#### EXERCISE BRIEF
Please print the full listing exactly.
======
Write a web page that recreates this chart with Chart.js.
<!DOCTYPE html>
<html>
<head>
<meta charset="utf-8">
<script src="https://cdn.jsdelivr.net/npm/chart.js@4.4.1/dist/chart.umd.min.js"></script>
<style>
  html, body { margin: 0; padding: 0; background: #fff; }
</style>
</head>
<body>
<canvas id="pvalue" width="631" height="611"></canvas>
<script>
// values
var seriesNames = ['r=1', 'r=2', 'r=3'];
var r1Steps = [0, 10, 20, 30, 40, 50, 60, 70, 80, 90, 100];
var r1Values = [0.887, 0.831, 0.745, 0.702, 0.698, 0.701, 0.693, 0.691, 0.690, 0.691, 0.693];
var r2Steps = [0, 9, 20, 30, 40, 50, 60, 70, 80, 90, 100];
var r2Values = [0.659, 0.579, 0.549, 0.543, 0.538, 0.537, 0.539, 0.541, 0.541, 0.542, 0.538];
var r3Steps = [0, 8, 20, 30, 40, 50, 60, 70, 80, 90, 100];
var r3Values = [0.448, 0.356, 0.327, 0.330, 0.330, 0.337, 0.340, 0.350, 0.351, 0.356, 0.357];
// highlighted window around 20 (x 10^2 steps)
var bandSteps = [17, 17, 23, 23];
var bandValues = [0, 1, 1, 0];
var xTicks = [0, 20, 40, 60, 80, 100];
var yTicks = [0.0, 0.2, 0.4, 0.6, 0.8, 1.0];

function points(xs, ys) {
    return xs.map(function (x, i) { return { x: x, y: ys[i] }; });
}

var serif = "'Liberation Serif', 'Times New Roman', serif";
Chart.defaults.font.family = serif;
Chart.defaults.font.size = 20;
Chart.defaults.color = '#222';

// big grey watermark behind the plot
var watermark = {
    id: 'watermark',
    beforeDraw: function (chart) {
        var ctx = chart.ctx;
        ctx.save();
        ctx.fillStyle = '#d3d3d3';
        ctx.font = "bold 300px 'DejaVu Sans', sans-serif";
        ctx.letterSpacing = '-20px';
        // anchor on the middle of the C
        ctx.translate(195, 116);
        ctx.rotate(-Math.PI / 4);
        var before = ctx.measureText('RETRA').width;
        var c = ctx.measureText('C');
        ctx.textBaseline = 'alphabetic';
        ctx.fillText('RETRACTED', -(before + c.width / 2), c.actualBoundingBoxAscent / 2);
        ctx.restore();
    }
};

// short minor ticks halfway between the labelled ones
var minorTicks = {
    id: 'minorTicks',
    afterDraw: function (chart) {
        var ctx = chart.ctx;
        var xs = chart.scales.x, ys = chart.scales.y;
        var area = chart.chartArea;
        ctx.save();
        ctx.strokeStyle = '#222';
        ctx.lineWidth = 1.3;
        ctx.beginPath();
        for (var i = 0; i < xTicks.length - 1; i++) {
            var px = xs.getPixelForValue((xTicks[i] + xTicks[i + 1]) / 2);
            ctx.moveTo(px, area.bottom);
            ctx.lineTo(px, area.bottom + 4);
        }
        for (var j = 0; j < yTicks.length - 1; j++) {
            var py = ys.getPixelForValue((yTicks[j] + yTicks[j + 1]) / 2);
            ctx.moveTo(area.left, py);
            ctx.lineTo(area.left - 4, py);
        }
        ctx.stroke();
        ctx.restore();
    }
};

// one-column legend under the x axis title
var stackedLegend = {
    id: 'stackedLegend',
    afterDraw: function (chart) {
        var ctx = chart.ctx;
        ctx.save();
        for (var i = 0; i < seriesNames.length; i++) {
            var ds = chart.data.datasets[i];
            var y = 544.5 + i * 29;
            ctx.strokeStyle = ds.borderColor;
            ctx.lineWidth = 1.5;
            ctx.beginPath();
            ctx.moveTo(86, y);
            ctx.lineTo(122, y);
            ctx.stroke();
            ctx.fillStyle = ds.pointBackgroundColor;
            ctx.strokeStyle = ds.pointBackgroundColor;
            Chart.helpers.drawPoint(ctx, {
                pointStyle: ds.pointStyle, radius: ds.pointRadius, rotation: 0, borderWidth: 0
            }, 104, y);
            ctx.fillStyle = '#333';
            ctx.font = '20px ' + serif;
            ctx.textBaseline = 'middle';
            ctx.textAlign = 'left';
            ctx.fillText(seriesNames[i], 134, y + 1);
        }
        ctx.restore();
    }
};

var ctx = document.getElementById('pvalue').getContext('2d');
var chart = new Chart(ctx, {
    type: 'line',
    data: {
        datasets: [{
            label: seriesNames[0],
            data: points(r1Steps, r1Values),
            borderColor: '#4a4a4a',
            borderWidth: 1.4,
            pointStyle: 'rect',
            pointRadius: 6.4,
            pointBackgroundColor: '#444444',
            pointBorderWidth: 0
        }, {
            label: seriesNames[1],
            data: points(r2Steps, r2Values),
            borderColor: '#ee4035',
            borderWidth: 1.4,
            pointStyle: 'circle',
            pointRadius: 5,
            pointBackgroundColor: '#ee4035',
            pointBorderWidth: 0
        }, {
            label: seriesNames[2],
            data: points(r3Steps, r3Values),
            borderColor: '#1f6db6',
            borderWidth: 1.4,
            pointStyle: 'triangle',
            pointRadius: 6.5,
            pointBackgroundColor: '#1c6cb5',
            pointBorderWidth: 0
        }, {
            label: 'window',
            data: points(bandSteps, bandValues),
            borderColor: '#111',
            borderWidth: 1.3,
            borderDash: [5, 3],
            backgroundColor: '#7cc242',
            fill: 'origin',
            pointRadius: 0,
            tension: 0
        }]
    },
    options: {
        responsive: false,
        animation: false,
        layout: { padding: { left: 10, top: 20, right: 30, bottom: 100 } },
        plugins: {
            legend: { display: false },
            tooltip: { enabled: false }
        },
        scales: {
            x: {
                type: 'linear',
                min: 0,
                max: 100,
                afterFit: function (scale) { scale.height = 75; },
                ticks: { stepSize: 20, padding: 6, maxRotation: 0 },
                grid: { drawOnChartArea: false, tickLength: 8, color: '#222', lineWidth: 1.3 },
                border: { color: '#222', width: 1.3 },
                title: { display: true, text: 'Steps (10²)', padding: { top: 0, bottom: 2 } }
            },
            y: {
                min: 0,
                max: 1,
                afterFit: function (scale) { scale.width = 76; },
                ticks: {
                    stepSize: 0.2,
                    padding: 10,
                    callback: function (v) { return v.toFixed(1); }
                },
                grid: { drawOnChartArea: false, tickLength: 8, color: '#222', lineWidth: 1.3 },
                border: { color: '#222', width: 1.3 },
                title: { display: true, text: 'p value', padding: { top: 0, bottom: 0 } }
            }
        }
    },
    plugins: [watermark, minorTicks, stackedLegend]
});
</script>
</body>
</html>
======
#### SOLUTION TO THE EXERCISE
Write a web page that recreates this chart with Chart.js.
<!DOCTYPE html>
<html>
<head>
<meta charset="utf-8">
<script src="https://cdn.jsdelivr.net/npm/chart.js@4.4.1/dist/chart.umd.min.js"></script>
<style>
  html, body { margin: 0; padding: 0; background: #fff; }
</style>
</head>
<body>
<canvas id="pvalue" width="631" height="611"></canvas>
<script>
// values
var seriesNames = ['r=1', 'r=2', 'r=3'];
var r1Steps = [0, 10, 20, 30, 40, 50, 60, 70, 80, 90, 100];
var r1Values = [0.887, 0.831, 0.745, 0.702, 0.698, 0.701, 0.693, 0.691, 0.690, 0.691, 0.693];
var r2Steps = [0, 9, 20, 30, 40, 50, 60, 70, 80, 90, 100];
var r2Values = [0.659, 0.579, 0.549, 0.543, 0.538, 0.537, 0.539, 0.541, 0.541, 0.542, 0.538];
var r3Steps = [0, 8, 20, 30, 40, 50, 60, 70, 80, 90, 100];
var r3Values = [0.448, 0.356, 0.327, 0.330, 0.330, 0.337, 0.340, 0.350, 0.351, 0.356, 0.357];
// highlighted window around 20 (x 10^2 steps)
var bandSteps = [17, 17, 23, 23];
var bandValues = [0, 1, 1, 0];
var xTicks = [0, 20, 40, 60, 80, 100];
var yTicks = [0.0, 0.2, 0.4, 0.6, 0.8, 1.0];

function points(xs, ys) {
    return xs.map(function (x, i) { return { x: x, y: ys[i] }; });
}

var serif = "'Liberation Serif', 'Times New Roman', serif";
Chart.defaults.font.family = serif;
Chart.defaults.font.size = 20;
Chart.defaults.color = '#222';

// big grey watermark behind the plot
var watermark = {
    id: 'watermark',
    beforeDraw: function (chart) {
        var ctx = chart.ctx;
        ctx.save();
        ctx.fillStyle = '#d3d3d3';
        ctx.font = "bold 300px 'DejaVu Sans', sans-serif";
        ctx.letterSpacing = '-20px';
        // anchor on the middle of the C
        ctx.translate(195, 116);
        ctx.rotate(-Math.PI / 4);
        var before = ctx.measureText('RETRA').width;
        var c = ctx.measureText('C');
        ctx.textBaseline = 'alphabetic';
        ctx.fillText('RETRACTED', -(before + c.width / 2), c.actualBoundingBoxAscent / 2);
        ctx.restore();
    }
};

// short minor ticks halfway between the labelled ones
var minorTicks = {
    id: 'minorTicks',
    afterDraw: function (chart) {
        var ctx = chart.ctx;
        var xs = chart.scales.x, ys = chart.scales.y;
        var area = chart.chartArea;
        ctx.save();
        ctx.strokeStyle = '#222';
        ctx.lineWidth = 1.3;
        ctx.beginPath();
        for (var i = 0; i < xTicks.length - 1; i++) {
            var px = xs.getPixelForValue((xTicks[i] + xTicks[i + 1]) / 2);
            ctx.moveTo(px, area.bottom);
            ctx.lineTo(px, area.bottom + 4);
        }
        for (var j = 0; j < yTicks.length - 1; j++) {
            var py = ys.getPixelForValue((yTicks[j] + yTicks[j + 1]) / 2);
            ctx.moveTo(area.left, py);
            ctx.lineTo(area.left - 4, py);
        }
        ctx.stroke();
        ctx.restore();
    }
};

// one-column legend under the x axis title
var stackedLegend = {
    id: 'stackedLegend',
    afterDraw: function (chart) {
        var ctx = chart.ctx;
        ctx.save();
        for (var i = 0; i < seriesNames.length; i++) {
            var ds = chart.data.datasets[i];
            var y = 544.5 + i * 29;
            ctx.strokeStyle = ds.borderColor;
            ctx.lineWidth = 1.5;
            ctx.beginPath();
            ctx.moveTo(86, y);
            ctx.lineTo(122, y);
            ctx.stroke();
            ctx.fillStyle = ds.pointBackgroundColor;
            ctx.strokeStyle = ds.pointBackgroundColor;
            Chart.helpers.drawPoint(ctx, {
                pointStyle: ds.pointStyle, radius: ds.pointRadius, rotation: 0, borderWidth: 0
            }, 104, y);
            ctx.fillStyle = '#333';
            ctx.font = '20px ' + serif;
            ctx.textBaseline = 'middle';
            ctx.textAlign = 'left';
            ctx.fillText(seriesNames[i], 134, y + 1);
        }
        ctx.restore();
    }
};

var ctx = document.getElementById('pvalue').getContext('2d');
var chart = new Chart(ctx, {
    type: 'line',
    data: {
        datasets: [{
            label: seriesNames[0],
            data: points(r1Steps, r1Values),
            borderColor: '#4a4a4a',
            borderWidth: 1.4,
            pointStyle: 'rect',
            pointRadius: 6.4,
            pointBackgroundColor: '#444444',
            pointBorderWidth: 0
        }, {
            label: seriesNames[1],
            data: points(r2Steps, r2Values),
            borderColor: '#ee4035',
            borderWidth: 1.4,
            pointStyle: 'circle',
            pointRadius: 5,
            pointBackgroundColor: '#ee4035',
            pointBorderWidth: 0
        }, {
            label: seriesNames[2],
            data: points(r3Steps, r3Values),
            borderColor: '#1f6db6',
            borderWidth: 1.4,
            pointStyle: 'triangle',
            pointRadius: 6.5,
            pointBackgroundColor: '#1c6cb5',
            pointBorderWidth: 0
        }, {
            label: 'window',
            data: points(bandSteps, bandValues),
            borderColor: '#111',
            borderWidth: 1.3,
            borderDash: [5, 3],
            backgroundColor: '#7cc242',
            fill: 'origin',
            pointRadius: 0,
            tension: 0
        }]
    },
    options: {
        responsive: false,
        animation: false,
        layout: { padding: { left: 10, top: 20, right: 30, bottom: 100 } },
        plugins: {
            legend: { display: false },
            tooltip: { enabled: false }
        },
        scales: {
            x: {
                type: 'linear',
                min: 0,
                max: 100,
                afterFit: function (scale) { scale.height = 75; },
                ticks: { stepSize: 20, padding: 6, maxRotation: 0 },
                grid: { drawOnChartArea: false, tickLength: 8, color: '#222', lineWidth: 1.3 },
                border: { color: '#222', width: 1.3 },
                title: { display: true, text: 'Steps (10²)', padding: { top: 0, bottom: 2 } }
            },
            y: {
                min: 0,
                max: 1,
                afterFit: function (scale) { scale.width = 76; },
                ticks: {
                    stepSize: 0.2,
                    padding: 10,
                    callback: function (v) { return v.toFixed(1); }
                },
                grid: { drawOnChartArea: false, tickLength: 8, color: '#222', lineWidth: 1.3 },
                border: { color: '#222', width: 1.3 },
                title: { display: true, text: 'p value', padding: { top: 0, bottom: 0 } }
            }
        }
    },
    plugins: [watermark, minorTicks, stackedLegend]
});
</script>
</body>
</html>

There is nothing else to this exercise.